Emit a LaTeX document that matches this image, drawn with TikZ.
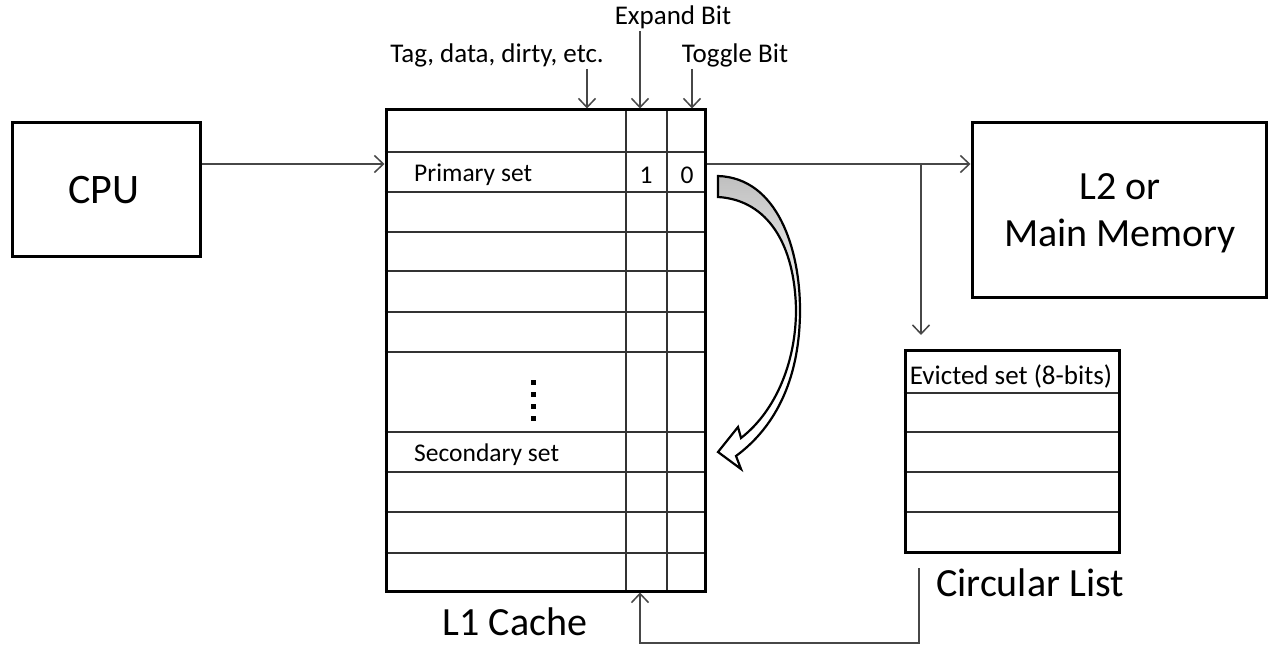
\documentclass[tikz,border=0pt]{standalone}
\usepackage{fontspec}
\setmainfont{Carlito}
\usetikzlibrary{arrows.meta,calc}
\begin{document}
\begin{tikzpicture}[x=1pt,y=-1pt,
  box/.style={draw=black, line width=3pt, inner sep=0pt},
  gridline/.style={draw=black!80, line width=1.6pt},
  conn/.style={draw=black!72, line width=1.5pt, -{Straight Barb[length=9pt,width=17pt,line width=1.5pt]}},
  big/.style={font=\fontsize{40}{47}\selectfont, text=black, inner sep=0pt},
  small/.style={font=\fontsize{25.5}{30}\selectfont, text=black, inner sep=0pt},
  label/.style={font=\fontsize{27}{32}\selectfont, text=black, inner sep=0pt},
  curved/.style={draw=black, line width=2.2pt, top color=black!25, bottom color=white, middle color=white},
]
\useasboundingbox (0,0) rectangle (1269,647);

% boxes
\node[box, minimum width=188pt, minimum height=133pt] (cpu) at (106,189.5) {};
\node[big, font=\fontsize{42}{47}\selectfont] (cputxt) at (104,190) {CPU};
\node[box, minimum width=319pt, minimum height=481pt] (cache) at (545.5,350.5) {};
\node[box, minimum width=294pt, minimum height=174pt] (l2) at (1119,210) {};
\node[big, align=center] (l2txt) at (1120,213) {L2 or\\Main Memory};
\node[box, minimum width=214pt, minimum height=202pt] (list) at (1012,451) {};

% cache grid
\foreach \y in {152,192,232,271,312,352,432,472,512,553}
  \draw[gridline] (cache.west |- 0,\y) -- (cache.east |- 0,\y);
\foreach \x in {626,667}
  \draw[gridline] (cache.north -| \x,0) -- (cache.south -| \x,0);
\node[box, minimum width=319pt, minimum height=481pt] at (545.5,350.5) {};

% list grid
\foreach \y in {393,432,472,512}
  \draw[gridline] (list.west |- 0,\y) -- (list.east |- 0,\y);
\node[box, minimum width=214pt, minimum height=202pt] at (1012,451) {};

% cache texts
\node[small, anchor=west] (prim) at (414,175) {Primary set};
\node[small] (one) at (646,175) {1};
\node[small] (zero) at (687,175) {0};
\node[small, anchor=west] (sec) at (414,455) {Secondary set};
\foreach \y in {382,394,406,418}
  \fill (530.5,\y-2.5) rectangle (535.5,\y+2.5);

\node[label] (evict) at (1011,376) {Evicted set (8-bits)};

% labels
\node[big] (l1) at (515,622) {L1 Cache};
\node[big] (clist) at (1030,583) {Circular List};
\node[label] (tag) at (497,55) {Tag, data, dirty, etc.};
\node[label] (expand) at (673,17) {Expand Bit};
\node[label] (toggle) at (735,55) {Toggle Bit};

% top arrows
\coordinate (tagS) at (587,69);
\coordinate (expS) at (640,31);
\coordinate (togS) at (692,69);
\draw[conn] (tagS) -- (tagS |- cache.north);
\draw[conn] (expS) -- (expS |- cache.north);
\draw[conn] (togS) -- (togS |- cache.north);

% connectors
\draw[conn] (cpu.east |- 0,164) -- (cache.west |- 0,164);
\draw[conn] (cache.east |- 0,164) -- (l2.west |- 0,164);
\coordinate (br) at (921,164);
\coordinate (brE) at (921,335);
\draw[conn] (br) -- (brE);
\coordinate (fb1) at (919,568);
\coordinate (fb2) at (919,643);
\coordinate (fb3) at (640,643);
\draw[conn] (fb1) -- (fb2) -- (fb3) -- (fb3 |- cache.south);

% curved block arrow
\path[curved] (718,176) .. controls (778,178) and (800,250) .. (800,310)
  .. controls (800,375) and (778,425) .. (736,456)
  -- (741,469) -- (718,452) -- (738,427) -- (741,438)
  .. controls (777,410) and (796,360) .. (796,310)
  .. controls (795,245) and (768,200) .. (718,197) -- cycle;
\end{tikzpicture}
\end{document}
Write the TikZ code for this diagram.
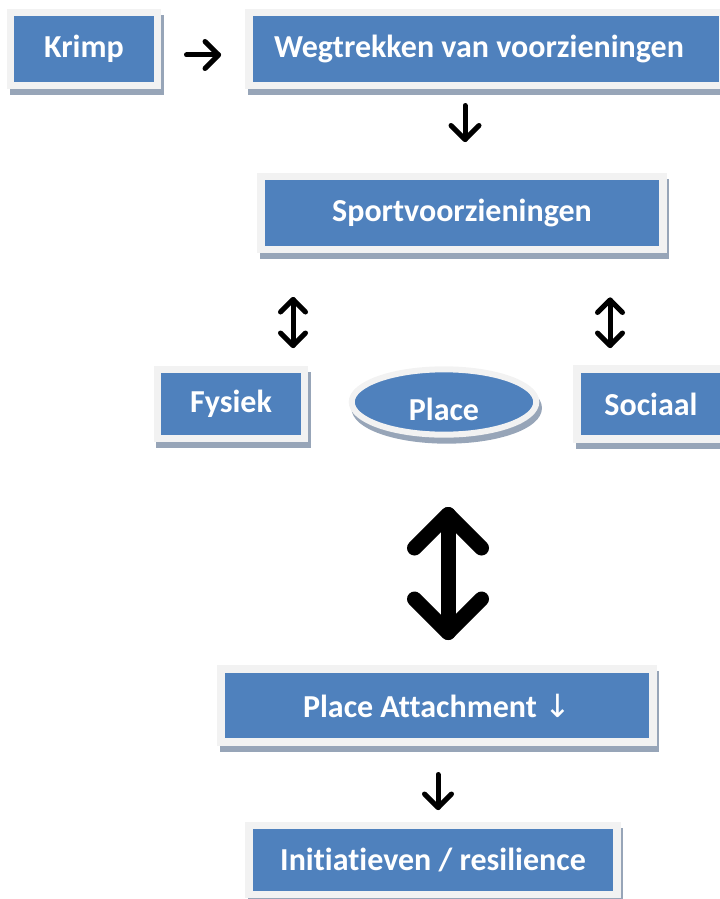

Task brief:
Omit every image. Quote each record exactly.

Task solution:
Emit a LaTeX document that matches this image, drawn with TikZ.
\documentclass[tikz,border=0pt]{standalone}
\usepackage{fontspec}
\setmainfont{Carlito}
\usetikzlibrary{arrows.meta,calc}
\begin{document}
\begin{tikzpicture}[x=1pt,y=-1pt,
  box/.style={draw=black, line width=3pt, inner sep=0pt},
  gridline/.style={draw=black!80, line width=1.6pt},
  conn/.style={draw=black!72, line width=1.5pt, -{Straight Barb[length=9pt,width=17pt,line width=1.5pt]}},
  big/.style={font=\fontsize{40}{47}\selectfont, text=black, inner sep=0pt},
  small/.style={font=\fontsize{25.5}{30}\selectfont, text=black, inner sep=0pt},
  label/.style={font=\fontsize{27}{32}\selectfont, text=black, inner sep=0pt},
  curved/.style={draw=black, line width=2.2pt, top color=black!25, bottom color=white, middle color=white},
]
\useasboundingbox (0,0) rectangle (1269,647);

% boxes
\node[box, minimum width=188pt, minimum height=133pt] (cpu) at (106,189.5) {};
\node[big, font=\fontsize{42}{47}\selectfont] (cputxt) at (104,190) {CPU};
\node[box, minimum width=319pt, minimum height=481pt] (cache) at (545.5,350.5) {};
\node[box, minimum width=294pt, minimum height=174pt] (l2) at (1119,210) {};
\node[big, align=center] (l2txt) at (1120,213) {L2 or\\Main Memory};
\node[box, minimum width=214pt, minimum height=202pt] (list) at (1012,451) {};

% cache grid
\foreach \y in {152,192,232,271,312,352,432,472,512,553}
  \draw[gridline] (cache.west |- 0,\y) -- (cache.east |- 0,\y);
\foreach \x in {626,667}
  \draw[gridline] (cache.north -| \x,0) -- (cache.south -| \x,0);
\node[box, minimum width=319pt, minimum height=481pt] at (545.5,350.5) {};

% list grid
\foreach \y in {393,432,472,512}
  \draw[gridline] (list.west |- 0,\y) -- (list.east |- 0,\y);
\node[box, minimum width=214pt, minimum height=202pt] at (1012,451) {};

% cache texts
\node[small, anchor=west] (prim) at (414,175) {Primary set};
\node[small] (one) at (646,175) {1};
\node[small] (zero) at (687,175) {0};
\node[small, anchor=west] (sec) at (414,455) {Secondary set};
\foreach \y in {382,394,406,418}
  \fill (530.5,\y-2.5) rectangle (535.5,\y+2.5);

\node[label] (evict) at (1011,376) {Evicted set (8-bits)};

% labels
\node[big] (l1) at (515,622) {L1 Cache};
\node[big] (clist) at (1030,583) {Circular List};
\node[label] (tag) at (497,55) {Tag, data, dirty, etc.};
\node[label] (expand) at (673,17) {Expand Bit};
\node[label] (toggle) at (735,55) {Toggle Bit};

% top arrows
\coordinate (tagS) at (587,69);
\coordinate (expS) at (640,31);
\coordinate (togS) at (692,69);
\draw[conn] (tagS) -- (tagS |- cache.north);
\draw[conn] (expS) -- (expS |- cache.north);
\draw[conn] (togS) -- (togS |- cache.north);

% connectors
\draw[conn] (cpu.east |- 0,164) -- (cache.west |- 0,164);
\draw[conn] (cache.east |- 0,164) -- (l2.west |- 0,164);
\coordinate (br) at (921,164);
\coordinate (brE) at (921,335);
\draw[conn] (br) -- (brE);
\coordinate (fb1) at (919,568);
\coordinate (fb2) at (919,643);
\coordinate (fb3) at (640,643);
\draw[conn] (fb1) -- (fb2) -- (fb3) -- (fb3 |- cache.south);

% curved block arrow
\path[curved] (718,176) .. controls (778,178) and (800,250) .. (800,310)
  .. controls (800,375) and (778,425) .. (736,456)
  -- (741,469) -- (718,452) -- (738,427) -- (741,438)
  .. controls (777,410) and (796,360) .. (796,310)
  .. controls (795,245) and (768,200) .. (718,197) -- cycle;
\end{tikzpicture}
\end{document}
Write the TikZ code for this diagram.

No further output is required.